In states that require officers to issue permits to any applicant who is legally entitled to own a gun, between 3% and 5% of the population has concealed-carry permits, Winkler said. In Los Angeles County, that would amount to between 300,000 and 500,000 people.

It would be between 26,000 and 43,000 in San Francisco, and between 50,000 and 84,000 in Alameda County. Currently, according to law enforcement officials, San Francisco has issued only one concealed-weapons permit to a private citizen, and Alameda County has issued 300.

If the court strikes down the law, Winkler said, within the next few years ”there’s a good chance that when you go into your favorite supermarket, there’s going to be someone there with a concealed firearm.”

And if the concealed-carry law falls, other laws may also fall in California, which has some of the nation’s tightest gun restrictions: bans on large-capacity gun magazines and on semiautomatic rifles and pistols the state defines as “assault weapons”; waiting periods and age limits for gun purchases, and a unique, voter-approved requirement of background checks for purchasers of ammunition.

“The court could signal a willingness to consider challenges to those laws, inviting a flood of litigation and creating uncertainty about states’ ability to regulate firearms,” said attorneys at the Giffords Law Center to Prevent Gun Violence, a gun-control organization based in San Francisco.

Most of the California laws have been upheld by the Ninth U.S. Circuit Court of Appeals — applying “the wrong test of constitutionality,” said C.D. Michel, the National Rifle Association’s chief counsel in California. But the Supreme Court, which in 2017 rejected a challenge to California’s permit requirements for concealed handguns, has changed.

Justice Clarence Thomas, who has accused his colleagues of treating the Second Amendment as a “second-class right,” now has company in Justices Brett Kavanaugh and Amy Coney Barrett, two Donald Trump appointees who expressed similar views as appellate judges. Justices Samuel Alito and Neil Gorsuch, another Trump selection, have joined Thomas’ dissents when the court left other state gun laws intact.

And now the court will review a gun law for the first time in more than a decade — the first since its rulings in 2008 and 2010 declaring that the Second Amendment entitles Americans to possess handguns at home for self-defense The vote to consider the New York law, upheld by lower courts based on the Supreme Court’s precedents, suggests that a majority is prepared to interpret the amendment more broadly.

“If I had to guess, I do think they will strike it down,” said John Donohue, a Stanford law professor who has filed arguments with the court supporting the New York law. “I am trying to convince anyone who can be persuaded not to do it in a way that causes an unusual level of disaster.”

That depends both on the scope of the ruling, due by the end of the court’s term next summer, and on the public safety impact of having more guns on the streets. That has long been a central issue in the gun-control debate, and it is sharply disputed in the New York case.

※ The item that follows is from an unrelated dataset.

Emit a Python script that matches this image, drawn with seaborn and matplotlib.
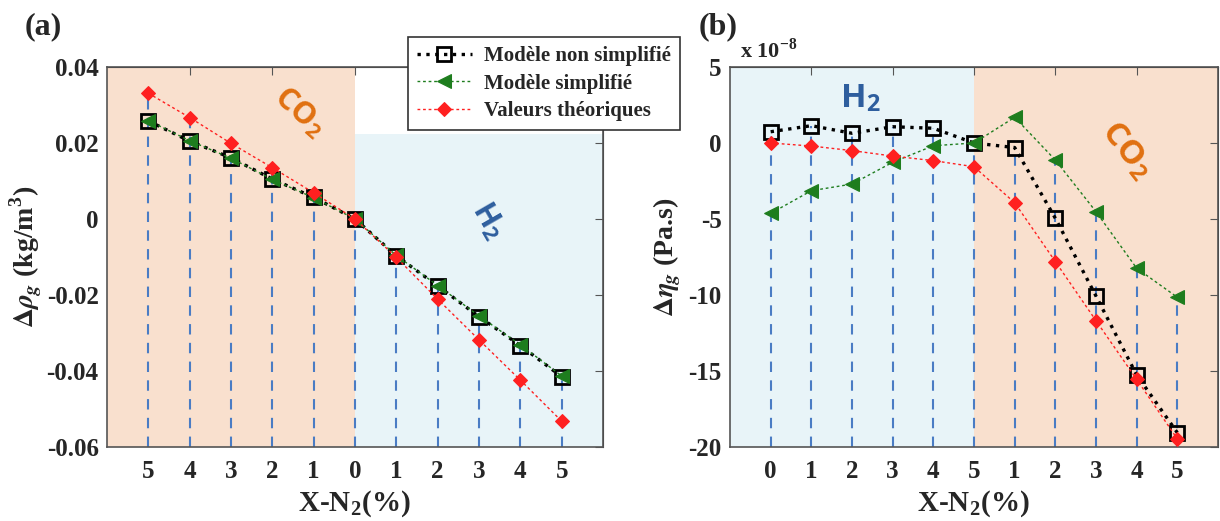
import numpy as np
import matplotlib
matplotlib.use('Agg')
import matplotlib.pyplot as plt
import seaborn as sns

# positions along x (1..11) and their tick labels
pos = [1, 2, 3, 4, 5, 6, 7, 8, 9, 10, 11]
labels_a = ['5', '4', '3', '2', '1', '0', '1', '2', '3', '4', '5']
labels_b = ['0', '1', '2', '3', '4', '5', '1', '2', '3', '4', '5']

# (a) density difference, kg/m3
rho_full = [0.0258, 0.0205, 0.0161, 0.0105, 0.0057, 0.0, -0.0097, -0.0176, -0.0257, -0.0333, -0.0415]
rho_simp = [0.0259, 0.0206, 0.0160, 0.0104, 0.0056, 0.0, -0.0096, -0.0175, -0.0255, -0.0331, -0.0413]
rho_theo = [0.0331, 0.0267, 0.0199, 0.0135, 0.0069, 0.0, -0.0101, -0.0211, -0.0318, -0.0424, -0.0532]
stem_a = [0.0331, 0.0267, 0.0199, 0.0135, 0.0069, 0.0, -0.0097, -0.0176, -0.0257, -0.0333, -0.0415]

# (b) viscosity difference, x 1e-8 Pa.s
eta_full = [0.74, 1.14, 0.64, 1.07, 0.97, 0.0, -0.30, -4.95, -10.07, -15.26, -19.06]
eta_simp = [-4.63, -3.14, -2.70, -1.27, -0.18, 0.0, 1.69, -1.12, -4.52, -8.24, -10.15]
eta_theo = [0.0, -0.20, -0.50, -0.86, -1.16, -1.56, -3.93, -7.80, -11.69, -15.55, -19.47]
stem_b = [0.74, 1.14, 0.64, 1.07, 0.97, 0.0, -0.30, -1.12, -4.52, -8.24, -10.15]

sns.set_style('white')
plt.rcParams['font.family'] = ['Liberation Serif', 'DejaVu Serif']
plt.rcParams['font.weight'] = 'bold'
plt.rcParams['mathtext.fontset'] = 'stix'
plt.rcParams['axes.unicode_minus'] = False

orange_bg = '#F9E0CE'
blue_bg = '#E8F4F8'
stem_c = '#4A7CC4'
green = '#1E7D1E'
red = '#FF2020'

fig = plt.figure(figsize=(12.2, 5.21), dpi=100)
ax1 = fig.add_axes([107/1220, 1-447/521, 496/1220, 380/521])
ax2 = fig.add_axes([730/1220, 1-447/521, 488/1220, 380/521])


def draw(ax, full, simp, theo, stem, ybot):
    ax.vlines(pos, ybot, stem, colors=stem_c, linestyles=(0, (5, 4)), lw=1.5, zorder=2)
    sns.lineplot(x=pos, y=full, ax=ax, color='black', lw=2.4, linestyle=':',
                 marker='s', markersize=10, markerfacecolor='none', markeredgecolor='black',
                 markeredgewidth=2, label='Modèle non simplifié', zorder=3)
    sns.lineplot(x=pos, y=simp, ax=ax, color=green, lw=1, linestyle=(0, (2, 2)),
                 marker='<', markersize=10, markerfacecolor=green, markeredgecolor=green,
                 label='Modèle simplifié', zorder=4)
    sns.lineplot(x=pos, y=theo, ax=ax, color=red, lw=1, linestyle=(0, (2, 2)),
                 marker='D', markersize=7, markerfacecolor=red, markeredgecolor=red,
                 label='Valeurs théoriques', zorder=5)
    ax.set_xlim(0, 12)
    ax.set_xticks(pos)
    ax.tick_params(axis='x', length=0, pad=9, labelsize=18)
    ax.tick_params(axis='y', direction='in', length=6, pad=6, labelsize=18, color='#555555')
    for lab in ax.get_xticklabels() + ax.get_yticklabels():
        lab.set_fontweight('bold')
    for s in ax.spines.values():
        s.set_color('#555555')
        s.set_linewidth(1.2)
    top = ax.secondary_xaxis('top')
    top.set_xticks([2, 4, 6, 8, 10])
    top.tick_params(direction='in', length=6, labelsize=0, color='#555555')
    top.set_xticklabels([])
    right = ax.secondary_yaxis('right')
    right.set_yticks(ax.get_yticks())
    right.tick_params(direction='in', length=6, color='#555555')
    right.set_yticklabels([])
    ax.get_legend().remove()
    ax.set_xlabel(r'X-N$_\mathregular{2}$(%)', fontsize=21, fontweight='bold', labelpad=4)


# panel (a)
ax1.set_ylim(-0.06, 0.04)
ax1.set_yticks([-0.06, -0.04, -0.02, 0, 0.02, 0.04])
ax1.axvspan(0, 6, color=orange_bg, lw=0, zorder=0)
ax1.axvspan(6, 12, ymin=0, ymax=0.825, color=blue_bg, lw=0, zorder=0)
draw(ax1, rho_full, rho_simp, rho_theo, stem_a, -0.06)
ax1.set_yticklabels(['-0.06', '-0.04', '-0.02', '0', '0.02', '0.04'])
ax1.set_xticklabels(labels_a)
ax1.set_ylabel(r'$\Delta\rho_g$ (kg/m$^\mathregular{3}$)', fontsize=20, fontweight='bold', labelpad=2)
ax1.text(9.2, -0.0005, r'H$_\mathregular{2}$', fontsize=22, color='#2E5E9E', rotation=-60,
         family='Open Sans', ha='center', va='center')
ax1.text(4.65, 0.028, r'CO$_\mathregular{2}$', fontsize=22, color='#E07010', rotation=-42,
         family='Open Sans', ha='center', va='center')

# panel (b)
ax2.set_ylim(-20, 5)
ax2.set_yticks([-20, -15, -10, -5, 0, 5])
ax2.axvspan(0, 6, color=blue_bg, lw=0, zorder=0)
ax2.axvspan(6, 12, color=orange_bg, lw=0, zorder=0)
draw(ax2, eta_full, eta_simp, eta_theo, stem_b, -20)
ax2.set_yticklabels(['-20', '-15', '-10', '-5', '0', '5'])
ax2.set_xticklabels(labels_b)
ax2.set_ylabel(r'$\Delta\eta_g$ (Pa.s)', fontsize=20, fontweight='bold', labelpad=4)
ax2.text(3.2, 2.9, r'H$_\mathregular{2}$', fontsize=24, color='#2E5E9E',
         family='Open Sans', ha='center', va='center')
ax2.text(9.75, -0.5, r'CO$_\mathregular{2}$', fontsize=24, color='#E07010', rotation=-52,
         family='Open Sans', ha='center', va='center')
ax2.text(0.02, 1.01, r'x 10$^\mathregular{-8}$', transform=ax2.transAxes, fontsize=16,
         fontweight='bold', ha='left', va='bottom')

fig.text(0.02, 0.935, '(a)', fontsize=23, fontweight='bold')
fig.text(0.573, 0.935, '(b)', fontsize=23, fontweight='bold')

h, l = ax1.get_legend_handles_labels()
leg = fig.legend(h, l, loc='upper left', bbox_to_anchor=(408/1220, 1-37/521),
                 frameon=True, fancybox=False, edgecolor='#333333', framealpha=1,
                 prop={'family': 'Liberation Serif', 'weight': 'bold', 'size': 15},
                 handlelength=2.6, borderpad=0.45, labelspacing=0.35, handletextpad=0.6,
                 borderaxespad=0)
leg.get_frame().set_linewidth(1.2)

fig.savefig('out.png', dpi=100)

“The question in this case is whether right-to-carry in such a nation increases crime. It doesn’t,” William English, an assistant professor of economics at Georgetown University, said in a Supreme Court filing by the pro-gun Firearms Policy Coalition. He said carrying concealed firearms in public, allowed by laws in all but eight states, has had “no statistically significant effect on murder or violent crime rates.”

Donohue said numerous studies have reached the opposite conclusion. Between 1979 and 2014, he said in a 2019 analysis, the passage of right-to-carry laws “led to an immediate increase in and worsening pattern of violent crime that was substantial and statistically significant,” with immediate rises averaging 9% and increases of up to 15% within 10 years.

The Rand Corp. surveyed conflicting studies and said in an April 2020 report that evidence of right-to-carry laws’ impact on homicide rates was “inconclusive” but there was some “limited evidence” that such laws “may increase violent crime.”

But there is little dispute that the United States — whose 333 million residents own more than 390 million firearms, nearly half the world’s total — has more gun violence than other affluent nations. The U.S. gun homicide rate was 4.43 deaths for every 100,000 in the population in 2017, compared with .06 per 100,000 in Great Britain and .04 in Japan and China.

“If guns saved lives, we’d have a low homicide rate,” Donohue said.

Those statistics are irrelevant to the current debate, retorted English, because other nations have “different cultures and characteristics.”

The Supreme Court case is New York State Rifle & Pistol Association vs. Bruen, 20-843.